One of the key elements in making this technique work is linking the text and image. Do the words and image “say” the same thing? Are they designed in such a way that they seem to connect? Do the weights of the typefaces mirror the weight in the image?
Images and Space
Space is paired with a heavy element (images or text) to create a sense of weight or motion. The emptiness of the space contrasts with the fullness of the rest of the page.
Look at the direction items in the image are pointing. Is there a face looking left? That creates a feeling of motion that moves a user from the left to right on the page. Is there a mountain peak? That directional point will move a visitor’s eye from bottom to top.
Another way to create asymmetry is to block off portions of the viewable area. Sidebars and color blocking are simple ways to do this. (Commonly when using this concept, the overall look is asymmetrical although the design has a distinct sense of symmetry within each section of the site.)

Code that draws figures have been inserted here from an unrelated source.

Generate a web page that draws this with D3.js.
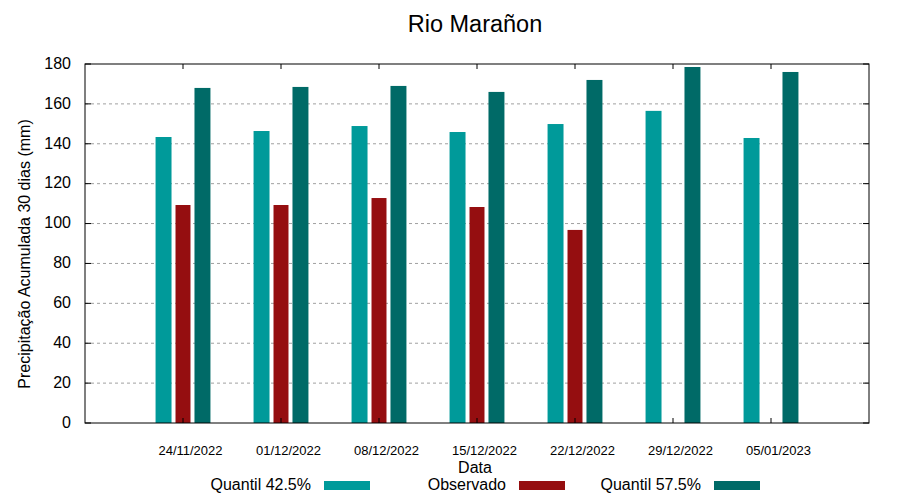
<!DOCTYPE html>
<html>
<head>
<meta charset="utf-8">
<script src="https://cdn.jsdelivr.net/npm/d3@7"></script>
<style>
  html, body { margin: 0; padding: 0; background: #fff; }
  text { font-family: "Liberation Sans", Arial, sans-serif; fill: #000; }
</style>
</head>
<body>
<svg id="chart" width="900" height="500"></svg>
<script>
// ---- data ----
const dates = ["24/11/2022", "01/12/2022", "08/12/2022", "15/12/2022", "22/12/2022", "29/12/2022", "05/01/2023"];
const quantil425 = [143.4, 146.4, 148.9, 145.9, 149.9, 156.5, 142.9];
const observado  = [109.3, 109.3, 112.8, 108.3, 96.8, null, null];
const quantil575 = [168.0, 168.5, 169.0, 166.0, 172.0, 178.5, 176.0];
const yTicks = [0, 20, 40, 60, 80, 100, 120, 140, 160, 180];
const seriesNames = ["Quantil 42.5%", "Observado", "Quantil 57.5%"];
const title = "Rio Marañon";
const xLabel = "Data";
const yLabel = "Precipitação Acumulada 30 dias (mm)";

// ---- layout ----
const mL = 85, mR = 869, mT = 64, mB = 423;
const colors = ["#009a9a", "#950e10", "#006a67"];

const parse = d3.timeParse("%d/%m/%Y");
const dateObjs = dates.map(parse);
const dayMs = 86400000;

const x = d3.scaleTime()
  .domain([new Date(dateObjs[0].getTime() - 7 * dayMs), new Date(dateObjs[dateObjs.length - 1].getTime() + 7 * dayMs)])
  .range([mL, mR]);
const y = d3.scaleLinear().domain([0, 180]).range([mB, mT]);

const dayPx = x(new Date(dateObjs[0].getTime() + dayMs)) - x(dateObjs[0]);

const svg = d3.select("#chart");

// gridlines
svg.append("g").selectAll("line")
  .data(yTicks.filter(t => t > 0 && t < 180))
  .join("line")
  .attr("x1", mL).attr("x2", mR)
  .attr("y1", d => y(d)).attr("y2", d => y(d))
  .attr("stroke", "#a0a0a0").attr("stroke-width", 1)
  .attr("stroke-dasharray", "3,3");

// bars
const series = [quantil425, observado, quantil575];
const offsets = [-1.39, 0, 1.39];   // in days
const widths = [1.14, 1.07, 1.14];   // in days
series.forEach((vals, si) => {
  svg.append("g").selectAll("rect")
    .data(vals.map((v, i) => ({ v, d: dateObjs[i] })).filter(o => o.v != null))
    .join("rect")
    .attr("x", o => x(o.d) + offsets[si] * dayPx - widths[si] * dayPx / 2)
    .attr("width", widths[si] * dayPx)
    .attr("y", o => y(o.v))
    .attr("height", o => y(0) - y(o.v))
    .attr("fill", colors[si]);
});

// frame
svg.append("rect")
  .attr("x", mL).attr("y", mT)
  .attr("width", mR - mL).attr("height", mB - mT)
  .attr("fill", "none").attr("stroke", "#000").attr("stroke-width", 1);

// y axis ticks (inward, mirrored)
const tickLen = 6;
const yt = svg.append("g");
yTicks.forEach(t => {
  yt.append("line").attr("x1", mL).attr("x2", mL + tickLen)
    .attr("y1", y(t)).attr("y2", y(t)).attr("stroke", "#000");
  yt.append("line").attr("x1", mR).attr("x2", mR - tickLen)
    .attr("y1", y(t)).attr("y2", y(t)).attr("stroke", "#000");
  yt.append("text").attr("x", mL - 14).attr("y", y(t) - 1).attr("dy", "0.36em")
    .attr("text-anchor", "end").style("font-size", "16px").text(t);
});

// x axis ticks
const xt = svg.append("g");
dateObjs.forEach((d, i) => {
  xt.append("line").attr("x1", x(d)).attr("x2", x(d))
    .attr("y1", mB).attr("y2", mB - 5).attr("stroke", "#000");
  xt.append("line").attr("x1", x(d)).attr("x2", x(d))
    .attr("y1", mT).attr("y2", mT + 5).attr("stroke", "#000");
  xt.append("text").attr("x", x(d) + 7.5).attr("y", 455)
    .attr("text-anchor", "middle").style("font-size", "13px").text(dates[i]);
});

// title & labels
svg.append("text").attr("x", 475).attr("y", 32).attr("text-anchor", "middle")
  .style("font-size", "23.5px").text(title);
svg.append("text").attr("x", 475).attr("y", 473).attr("text-anchor", "middle")
  .style("font-size", "16px").text(xLabel);
svg.append("text")
  .attr("transform", `translate(30, 254) rotate(-90)`)
  .attr("text-anchor", "middle").style("font-size", "16px").text(yLabel);

// legend
const legTextEnd = [311, 506, 701];
const lg = svg.append("g");
seriesNames.forEach((n, i) => {
  lg.append("text").attr("x", legTextEnd[i]).attr("y", 490)
    .attr("text-anchor", "end").style("font-size", "16px").text(n);
  lg.append("rect").attr("x", legTextEnd[i] + 13).attr("y", 481)
    .attr("width", 46).attr("height", 9).attr("fill", colors[i]);
});
</script>
</body>
</html>
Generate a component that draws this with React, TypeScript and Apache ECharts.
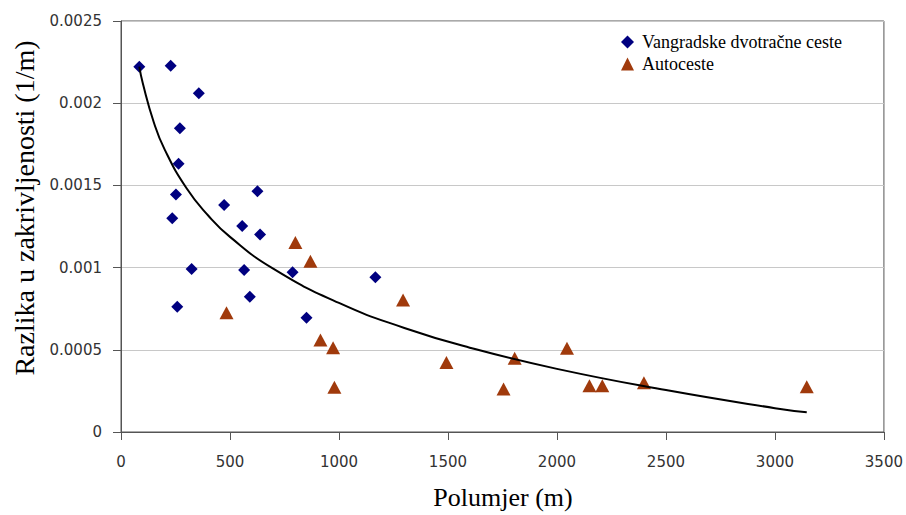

Asymmetry can also be created with color choices. Sharp contrasts in hue – white vs. black, for example, or opposites on the color wheel – can feel off balance and even chaotic.
Asymmetrical color patterns are also natural and have an odd sense of balance to them. In many species, male animals will have almost perfectly symmetrical color markings whereas females seldom do. (It is thought that this naturally-occurring phenomenon is to help the “more attractive” males lead prey away from females and offspring.)
Balanced color schemes are based on principles of the color wheel. Combine and make color selections that fall outside these classic combinations for less symmetry and harmony in color.
Experiment with backgrounds that contrast with the images or text on top. Immediate asymmetry is created by pairing a pale, beige background with neon purple type – a rarely used pairing. Another common technique is to create an item with lots of color and pair it with an item containing little or no color.
Asymmetrical design can be tricky and beautiful. I love the element of surprise asymmetry creates almost as much as the planned balance that emits from a well-done asymmetrical design. Some of the best designs pair strong images and text for balance, creating a distinct eye track from the image to words on the screen.